Sarà la storia a raccontare la verità, probabilmente. "I Greci immaginavano la giustizia come la Dea dalle bilance perfettamente uguali", ricorda Vitale. A dire che la legge è uguale per tutti, "ma non è mai stato così. La legge è fatta dalla gente che ha il potere di farla, e che finisce spesso per usarla per curare i propri interessi. La giustizia la fanno gli uomini, che sono soggetti ad errori e a volte non riescono proprio a tirarsi fuori dall'idea di pensare un poco anche a se stessi. Immaginare che possa esserci una compiuta legalità è un'illusione: dobbiamo crederci, però, perché altrimenti finiremmo per scannarci tra di noi".
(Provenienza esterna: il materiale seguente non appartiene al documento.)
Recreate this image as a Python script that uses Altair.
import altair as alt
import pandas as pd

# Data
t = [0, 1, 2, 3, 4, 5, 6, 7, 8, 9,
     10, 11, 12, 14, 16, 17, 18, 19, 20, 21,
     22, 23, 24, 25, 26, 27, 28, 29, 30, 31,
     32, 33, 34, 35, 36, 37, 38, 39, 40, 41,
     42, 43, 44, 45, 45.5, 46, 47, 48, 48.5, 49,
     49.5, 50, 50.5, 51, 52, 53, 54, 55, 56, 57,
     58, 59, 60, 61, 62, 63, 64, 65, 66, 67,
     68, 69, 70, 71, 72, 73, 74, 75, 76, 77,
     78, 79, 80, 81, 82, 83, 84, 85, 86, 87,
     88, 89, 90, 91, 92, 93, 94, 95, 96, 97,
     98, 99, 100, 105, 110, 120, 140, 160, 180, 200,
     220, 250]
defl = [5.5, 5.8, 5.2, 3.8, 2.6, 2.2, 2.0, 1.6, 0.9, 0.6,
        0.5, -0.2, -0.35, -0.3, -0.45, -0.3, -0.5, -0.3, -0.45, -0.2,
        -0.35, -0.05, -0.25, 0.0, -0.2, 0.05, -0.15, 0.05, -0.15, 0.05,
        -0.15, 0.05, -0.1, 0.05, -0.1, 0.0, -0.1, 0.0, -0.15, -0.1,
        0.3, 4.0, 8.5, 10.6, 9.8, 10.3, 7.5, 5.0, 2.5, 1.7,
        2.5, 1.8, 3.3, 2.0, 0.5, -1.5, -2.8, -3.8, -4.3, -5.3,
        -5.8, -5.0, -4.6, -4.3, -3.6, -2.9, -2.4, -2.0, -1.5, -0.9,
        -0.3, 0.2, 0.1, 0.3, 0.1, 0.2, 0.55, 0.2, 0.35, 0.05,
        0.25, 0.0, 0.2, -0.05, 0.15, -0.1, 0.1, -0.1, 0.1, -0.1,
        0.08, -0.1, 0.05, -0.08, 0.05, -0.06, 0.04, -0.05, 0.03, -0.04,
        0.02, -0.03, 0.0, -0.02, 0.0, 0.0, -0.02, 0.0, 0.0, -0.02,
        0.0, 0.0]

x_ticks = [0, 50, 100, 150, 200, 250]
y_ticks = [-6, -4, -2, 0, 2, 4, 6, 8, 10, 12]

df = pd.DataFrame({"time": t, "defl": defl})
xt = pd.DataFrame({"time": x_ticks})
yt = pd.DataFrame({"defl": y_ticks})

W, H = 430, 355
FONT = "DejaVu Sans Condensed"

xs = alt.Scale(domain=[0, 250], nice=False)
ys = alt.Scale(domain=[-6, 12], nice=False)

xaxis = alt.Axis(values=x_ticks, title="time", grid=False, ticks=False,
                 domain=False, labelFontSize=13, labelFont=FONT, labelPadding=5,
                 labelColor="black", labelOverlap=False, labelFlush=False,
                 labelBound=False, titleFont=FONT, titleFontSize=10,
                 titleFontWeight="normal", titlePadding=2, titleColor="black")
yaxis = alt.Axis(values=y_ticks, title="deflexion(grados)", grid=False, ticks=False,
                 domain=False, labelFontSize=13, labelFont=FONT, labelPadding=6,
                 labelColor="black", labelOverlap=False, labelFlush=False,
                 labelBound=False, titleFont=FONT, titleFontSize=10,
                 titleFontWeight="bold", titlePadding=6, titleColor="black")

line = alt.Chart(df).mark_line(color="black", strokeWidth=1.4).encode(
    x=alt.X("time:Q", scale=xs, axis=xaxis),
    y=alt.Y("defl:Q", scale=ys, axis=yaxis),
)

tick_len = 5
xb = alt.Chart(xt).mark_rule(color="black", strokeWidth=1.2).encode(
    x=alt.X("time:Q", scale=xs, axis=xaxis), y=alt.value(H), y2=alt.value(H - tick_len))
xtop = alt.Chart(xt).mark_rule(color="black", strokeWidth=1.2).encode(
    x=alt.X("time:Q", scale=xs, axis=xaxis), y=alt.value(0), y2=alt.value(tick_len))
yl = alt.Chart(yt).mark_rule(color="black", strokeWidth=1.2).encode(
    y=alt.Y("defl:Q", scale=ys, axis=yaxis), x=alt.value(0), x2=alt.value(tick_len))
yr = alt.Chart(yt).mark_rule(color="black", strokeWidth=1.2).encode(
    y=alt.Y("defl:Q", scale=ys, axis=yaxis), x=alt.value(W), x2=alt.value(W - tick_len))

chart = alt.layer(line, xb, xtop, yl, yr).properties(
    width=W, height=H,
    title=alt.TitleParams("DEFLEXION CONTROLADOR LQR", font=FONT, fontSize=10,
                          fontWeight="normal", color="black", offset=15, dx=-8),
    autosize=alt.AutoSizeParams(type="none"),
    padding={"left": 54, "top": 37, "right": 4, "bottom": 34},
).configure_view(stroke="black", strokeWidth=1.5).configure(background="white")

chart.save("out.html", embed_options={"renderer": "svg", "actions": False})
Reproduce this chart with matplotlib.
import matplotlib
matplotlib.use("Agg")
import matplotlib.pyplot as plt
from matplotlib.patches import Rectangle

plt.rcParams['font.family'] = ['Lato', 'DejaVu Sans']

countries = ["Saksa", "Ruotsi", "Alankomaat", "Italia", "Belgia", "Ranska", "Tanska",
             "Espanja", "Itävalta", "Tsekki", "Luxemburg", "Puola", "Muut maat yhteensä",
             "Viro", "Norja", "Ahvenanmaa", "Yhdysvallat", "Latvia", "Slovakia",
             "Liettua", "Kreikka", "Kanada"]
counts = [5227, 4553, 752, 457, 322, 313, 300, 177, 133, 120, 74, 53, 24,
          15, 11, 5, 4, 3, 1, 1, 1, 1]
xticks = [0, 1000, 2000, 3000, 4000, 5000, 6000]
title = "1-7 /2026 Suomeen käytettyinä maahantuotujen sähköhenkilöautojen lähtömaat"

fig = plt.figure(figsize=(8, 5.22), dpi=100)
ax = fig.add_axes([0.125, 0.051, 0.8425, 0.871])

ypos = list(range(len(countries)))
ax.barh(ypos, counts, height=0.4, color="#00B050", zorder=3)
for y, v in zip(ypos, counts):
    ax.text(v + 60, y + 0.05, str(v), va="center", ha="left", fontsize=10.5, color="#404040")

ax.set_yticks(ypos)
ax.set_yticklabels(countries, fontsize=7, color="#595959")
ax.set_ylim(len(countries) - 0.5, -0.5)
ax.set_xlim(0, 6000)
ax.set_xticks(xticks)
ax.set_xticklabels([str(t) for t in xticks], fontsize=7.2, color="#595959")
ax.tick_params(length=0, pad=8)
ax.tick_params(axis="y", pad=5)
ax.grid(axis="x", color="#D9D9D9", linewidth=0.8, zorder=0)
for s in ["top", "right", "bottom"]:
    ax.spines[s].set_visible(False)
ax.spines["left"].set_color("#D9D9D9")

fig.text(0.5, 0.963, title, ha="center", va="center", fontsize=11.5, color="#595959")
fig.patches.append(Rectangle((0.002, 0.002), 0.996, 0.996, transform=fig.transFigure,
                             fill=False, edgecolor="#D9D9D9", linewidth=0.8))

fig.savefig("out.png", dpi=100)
Salvo ha lo sguardo disincantato di chi ha praticato per quarant'anni l'antimafia, di chi ha visto cambiare tante cose perché nulla, in fondo, cambiasse per davvero. "All'epoca chiamavo Badalamenti l'eroe dei due mondi: sapevamo sin dagli anni sessanta, anzi da molto prima, che i traffici di eroina interessavano gli Stati Uniti. E' storia vecchia quella della mafia come fenomeno mondiale: il mercato con cui si fanno i soldi è da sempre nelle loro mani. Cosa è cambiato? Tecnicamente, non è cambiato molto. La mafia continua a fare i suoi traffici sotterranei, cucendo pazientemente alleanze con il mondo della politica, stringendo alleanze, trattative di tutti i tipi. Se è vero che là dove c'è il miele le mosche vanno, è vero anche che i mafiosi vanno dove stanno i soldi: ecco cosa è cambiato, la Sicilia è stata completamente spogliata, depredata, non c'è più nulla da spolpare se non il pizzo ai pochi esercizi commerciali, e i mafiosi si sono spostati altrove".
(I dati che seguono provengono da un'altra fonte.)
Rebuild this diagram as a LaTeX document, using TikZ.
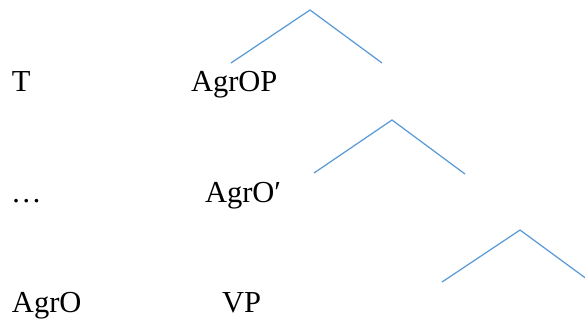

Qualche ora fa - ci confida Salvo - "mi ha raggiunto la notizia della morte di don Procopio Di Maggio, il boss che ha sostituito Gaetano Badalamenti alla guida della famiglia di Cinisi, arrivato a cent'anni - li ha festeggiati quattro mesi fa - morto tranquillamente nel suo letto dopo aver scontato giusto qualche mese di galera, ai tempi di Giovanni Falcone, e assolto da qualsiasi accusa. Per dire che molti mafiosi circolano ancora liberamente, impuniti, e altri sono infiltrati nelle Istituzioni: non è cambiato nulla".

Torniamo a Telejato, a Pino Maniaci e alla cronaca delle ultime settimane: "E' chiaro che non si toccano dei fili scoperti senza il pericolo di bruciarsi", spiega. "I metodi sono sempre gli stessi: la macchina del fango si mette in moto e non c'è bisogno di distruggere una persona, basta screditarne l'immagine pubblicamente". Salvo Vitale, sia chiaro, è disincantato anche sulla così detta 'antimafia': "C'è chi ha fatto professione di antimafia solo in una certa misura, certo: non vuol dire, però, che bisogna gettare fango su tutti. Bisogna andarci cauti. E non significa neppure che la mia, o quella di Pino Maniaci, sia l'antimafia in assoluto: piuttosto, sono frammenti di un processo che attraversa persone come Pio La Torre, Giovanni Falcone, Paolo Borsellino. E' quella, l'antimafia. Su altre forme di antimafia, invece, c'è da discutere: è un atto di purezza, chi la esercita non deve pensare a far soldi, o può manifestare un tipo di economia diversa da quella mafiosa? Prendiamo la gestione dei beni confiscati affidata a Libera: si tratta di un'antimafia produttiva, si possono fare dei soldi. Al contrario, se si immagina l'antimafia come un atto di purezza, ci si pone in un'altra dimensione. Sono questioni che vanno valutate attentamente. Come per la giustizia, il problema sono gli uomini: nel paniere, possono sempre esserci delle mele marce".